The 1st Defendant also disputed the quantum of the sale proceeds. He argued that only $8,728,737.75 constituted the "Trust Shares Sale Proceeds" and that other sums, such as those received under a "Price Variation Agreement" (PVA), were separate and not subject to the trust arrangement. The Plaintiff, in its application for interim payment, relied on what it characterized as an admission in the 1st Defendant’s Defence: that the 1st Defendant admitted the Plaintiff had contributed $3,602,200 and that this sum was to be returned to the Plaintiff before profits were split. The Plaintiff argued that this constituted an admission of liability for at least $3,602,200, justifying an interim payment under Order 29 rule 10.

The primary legal issue was whether the Plaintiff had satisfied the requirements for an order of interim payment under Order 29 rule 10 of the Rules of Court. This necessitated an analysis of the "two-stage" test for interim payments. The first stage required the Court to determine if the Plaintiff had established one of the threshold grounds set out in Order 29 rules 11 or 12. The second stage involved whether the Court should exercise its discretion to grant the order and the appropriate quantum of such payment.

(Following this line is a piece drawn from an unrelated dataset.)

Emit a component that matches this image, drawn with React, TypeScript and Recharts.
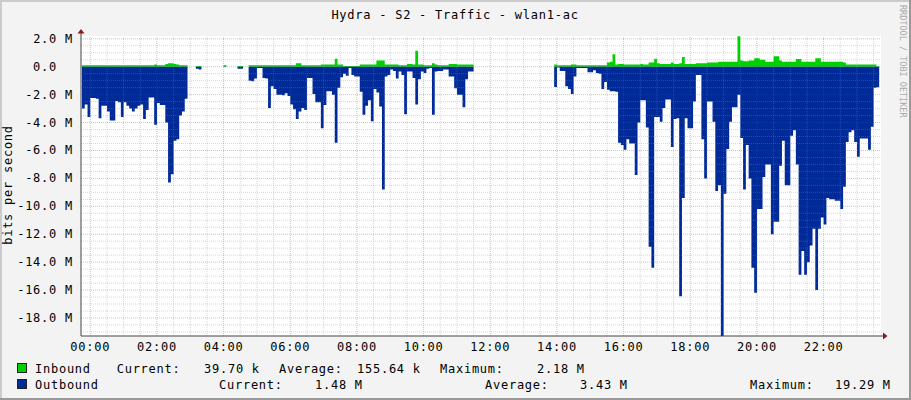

Within the first stage, the key sub-issues included:

  • Admission of Liability: Whether the 1st Defendant’s pleadings, which acknowledged the Plaintiff’s contribution of $3,602,200 but asserted a 50/50 profit split and a significant set-off for "Bad Debts," constituted a clear and unequivocal admission of liability for the purposes of Order 29 rule 11(1)(a) or rule 12(c).
  • Nature of the Claim: Whether the Plaintiff’s claim for "equitable compensation" or the recovery of trust proceeds should be classified as "damages" under Rule 11 or as a "sum other than damages" under Rule 12. This distinction was relevant to which specific threshold ground applied.
  • The Impact of Set-off and Counterclaim: To what extent the Court should consider the 1st Defendant’s pleaded equitable set-off (the Bad Debts Agreement) at the first stage of the analysis. The issue was whether a plausible set-off could prevent a finding that the Plaintiff "would obtain judgment" for a substantial sum.
  • Discretionary Factors: If the threshold was met, what factors (such as the 1st Defendant’s financial position or the merits of the counterclaim) should influence the Court’s discretion at the second stage.

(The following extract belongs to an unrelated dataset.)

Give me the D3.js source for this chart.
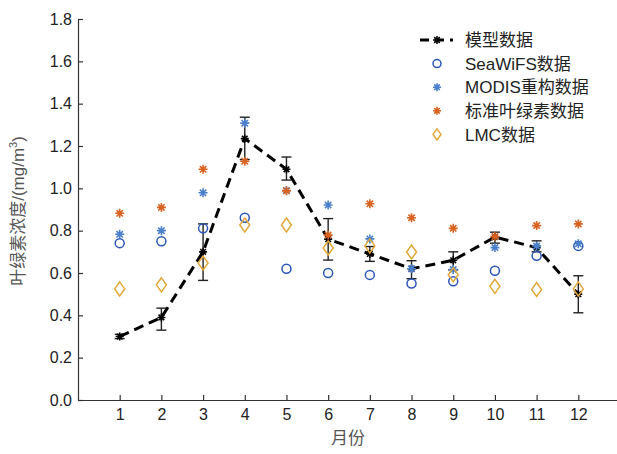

These issues are critical because interim payment is an extraordinary remedy that effectively grants a plaintiff part of their claim before the full merits are tested at trial. The legal framework is designed to balance the plaintiff's need for early payment against the risk of injustice to a defendant who may ultimately succeed in their defense or counterclaim.

How Did the Court Analyse the Issues?

The Court began its analysis by affirming the two-stage approach to interim payment applications, citing the High Court decision in American International Assurance Co Ltd v Wong Cherng Yaw and others [2009] 3 SLR(R) 1117. As Justin Yeo AR noted at [19]:

"The court approaches an application for interim payment in two stages. At the first stage, the court must be satisfied that one of the grounds in O 29 rr 11 or 12 is established... If, and only if, the court is so satisfied, it then proceeds to the second stage, where it considers whether, in all the circumstances, it should exercise its discretion to order an interim payment."

The First Stage: Threshold Grounds

The Plaintiff relied on Order 29 rule 11 (actions for damages) and rule 12 (actions for sums other than damages). Specifically, the Plaintiff argued that the 1st Defendant had "admitted liability" for $3,602,200 within the meaning of Rule 11(1)(a) or that the Plaintiff "would obtain judgment for a substantial sum of money" under Rule 12(c). The Court examined the nature of the Plaintiff’s claim, which was for the recovery of trust proceeds or equitable compensation for breach of fiduciary duty. Citing Quality Assurance Management Asia Pte Ltd v Zhang Qing [2013] 3 SLR 631 and Dynasty Line Ltd (in liquidation) v Sukamto Sia and another [2016] 5 SLR 505, the Court noted that "damages" is often used as shorthand for "equitable compensation." However, the Court found it unnecessary to definitively categorize the claim because the Plaintiff failed to meet the threshold under either rule.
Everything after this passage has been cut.